I studied French for 5 years, the closest I've come to having a French conversation outside of class is speaking three sentences with a friend I met in college who also spoke French. It just never comes up. It's much easier to learn a language when you have actual people to speak to in it.
I took a few years of French in high school, it was part of our requirements to get a certain amount of language credits as long as you weren't in remedial classes in which case you got extra classes in those subjects instead, never got close to fluent at it, but I probably knew enough to get by if I ever happened to mysteriously wake up somewhere in France one day, but I never had a chance to really use it in the real world and of course since I only took it to check off that requirement I dropped it as soon as I had enough credits so that I could take other electives that I actually wanted to take instead. So now over a decade later I've pretty much forgotten all of the French I knew.
Probably would have had a better outcome if we started language classes earlier and made them mandatory the whole way through school. Of course then you have the issue of where do you fit language into the school day, I don't really want to take time away from other subjects, nor do I want to extend the day any longer than it already is. And from a budget standpoint, unless your other teachers are already bilingual, that means hiring at least one language teacher and probably several, so it's a tough nut to crack.

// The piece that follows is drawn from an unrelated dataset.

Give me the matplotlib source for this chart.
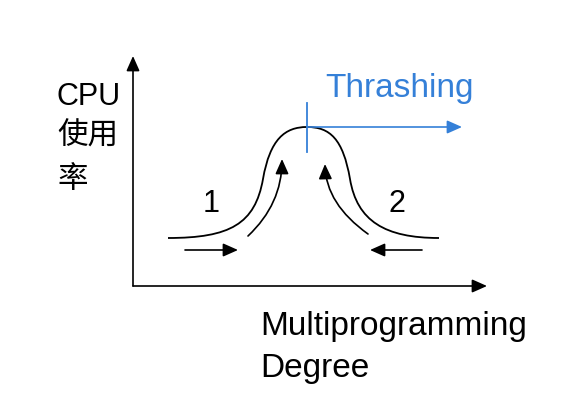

I think there's also the issue of which languages to offer. My school district offered Spanish, French, and Latin. Honestly none of those languages particularly interested me, I basically chose French because I liked that teacher the best. I can definitely appreciate the utility of speaking Spanish in the US, so that seems obvious, but, at least in my area, I dont encounter many French speakers, so probably not the most useful language option, I'd probably get more use out of Arabic, Hindi, Bengali, Portuguese, Swahili, Korean, Mandarin, or Cantonese (in no particular order, those are probably the most common languages besides Spanish that I've used translators for working in my local 911 center, I've used a French translator exactly once in the over 5 years I've been here, I've used it for Haitian Creole more than that, which is mostly French-based but not totally mutually intelligible and has its own translators)
French can certainly be useful for living, working, or traveling to some countries, but not all of them. Aside from France and parts of Canada, I don't personally have any major French -speaking destinations on my list of places I really want to visit before I die, though I do have plenty of places that speak a plethora of other languages on that list.
It's a shame that something like Esperanto never caught on as an international auxiliary language.